The flagel at Bagel Boss. [Photographs: Andrew Coe, unless otherwise noted]

The loaf bread, great as it is, does not fit all purposes. Sometimes you want something custom-made for wrapping, dipping, or chewing. Flat breads are the answer, and not just pocket-filled pita. So here I present my favorite flat breads, many from the city's ethnic bakeries, whose whose customers understand the value and flavor of the 2-D loaf.

Flagel at Bagel Boss

The flagel, or flattened bagel, is the newest of my favorite flatbreads. It was probably invented in Brooklyn two or three decades ago. The trademark on the name is owned by Adam T. Rosner, owner of Bagel Boss out on Long Island. My preferred Flagel ($1.75) comes from Bagel Boss on Manhattan's First Avenue, which appears to have different management. This is a dense and flattened torus heavily covered with seeds. It's the bread I turn to when I want something for my teeth to grip into and chew. Smeared with cream cheese and jam, it makes a ruminative breakfast.

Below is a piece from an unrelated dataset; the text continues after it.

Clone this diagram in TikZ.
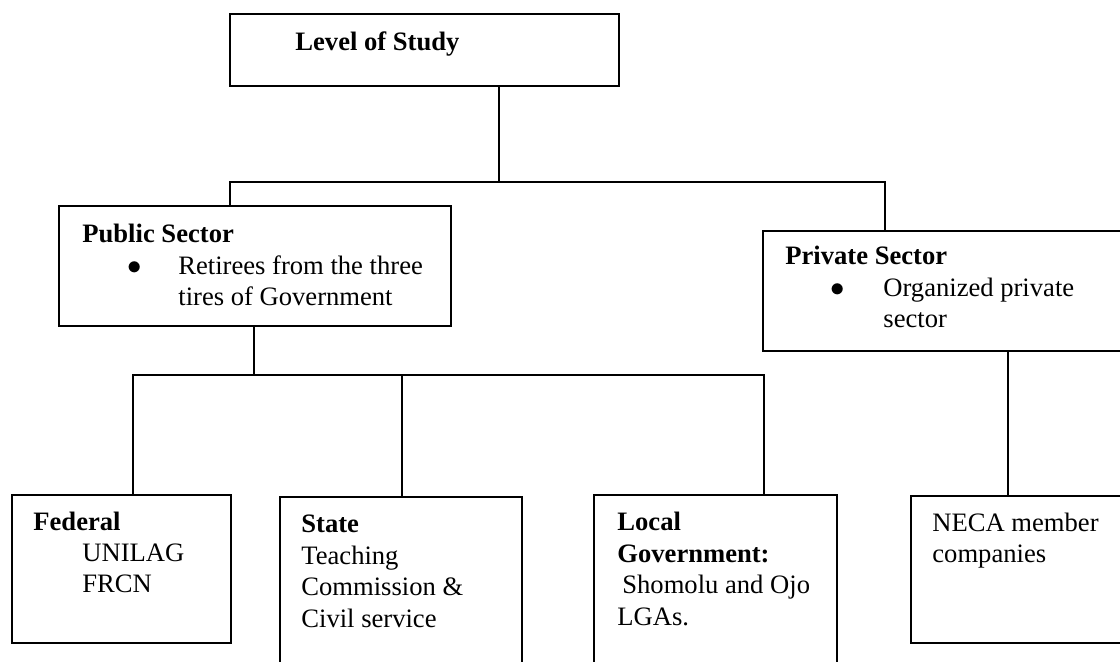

Onion Board at Chiffon Kosher Cake Center


Eastern European Jews have long understood the value of foods that you can chew and savor and chew some more. At the city's best kosher bakery, Brooklyn's Chiffon Kosher Cake Center, the most chewable flatbread is its Onion Board ($3.50), aka "pletsl." This is an 11-by-14 inch rectangle of thin dough liberally coated with finely chopped fried onions. Tear off chunks and enjoy the sweet onion flavor as you chew.

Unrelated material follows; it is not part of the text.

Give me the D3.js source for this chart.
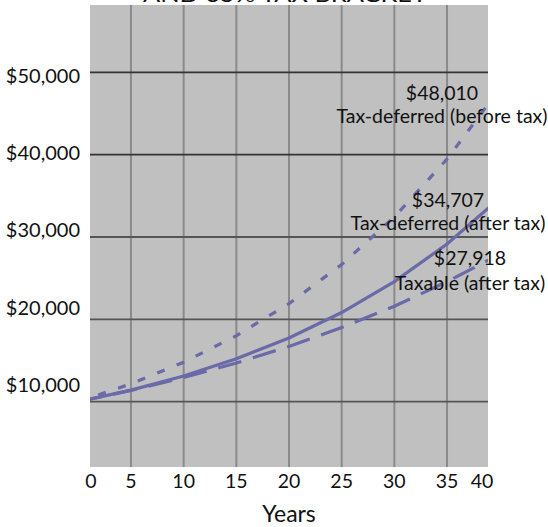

M'smen at Hot Bread Kitchen


strong>Hot Bread Kitchen offers breads from all around the world—wherever their bakers come from. My favorite flatbread from its ovens is its Moroccan M'smen ($2.50), made from organic wheat flour, semolina, and butter shaped into a paper-thin sheet of dough that's folded over on itself and griddled. Lightly warmed, it's a soft and gooey treat, perfect for either drizzling with honey or wrapping around a hot merguez sausage.

Lavash at Brooklyn Bread House


Another of my preferred wrapping breads is Brooklyn Bread House's Lavash ($1.50), which is flat enough to give your tongue a paper cut. Made from just flour, salt, and water, then barely cooked, it has a delicate floury flavor. You can use it for wrapping, say, spinach with melted Armenian cheese, or for dipping and crumbling into soup when it dries.

Nan-e Qandi at Hot Bread Kitchen


Other flatbreads are made for dipping, such Hot Bread Kitchen's Nan-e Qandi ($3). Made from unbleached wheat flour, milk, butter, honey, baking powder, and yeast, this disc is topped with sesame seeds. A favorite of Persian children, it's usually eaten for breakfast or tea, perfect for dipping into yoghurt, honey, or jam.

Pide at Taskin Bakery


[Photograph: Rabi Abonour]

For a more rustic dipping and swabbing bread, I recommend the Pide from Taskin Bakery in Paterson, NJ, and available at some markets in New York. From Newark west, a broad swath of Northern New Jersey is dotted with Turkish and Middle Eastern bakeries. What makes Taskin's product stand out is that its bakers don't use preservatives with their pide; it's made from just flour, water, yeast, and salt. The result is a soft and fluffy hole-filled disc that's perfect for tearing apart and using to dip into oil, baba ghanoush, yogurt, and so on.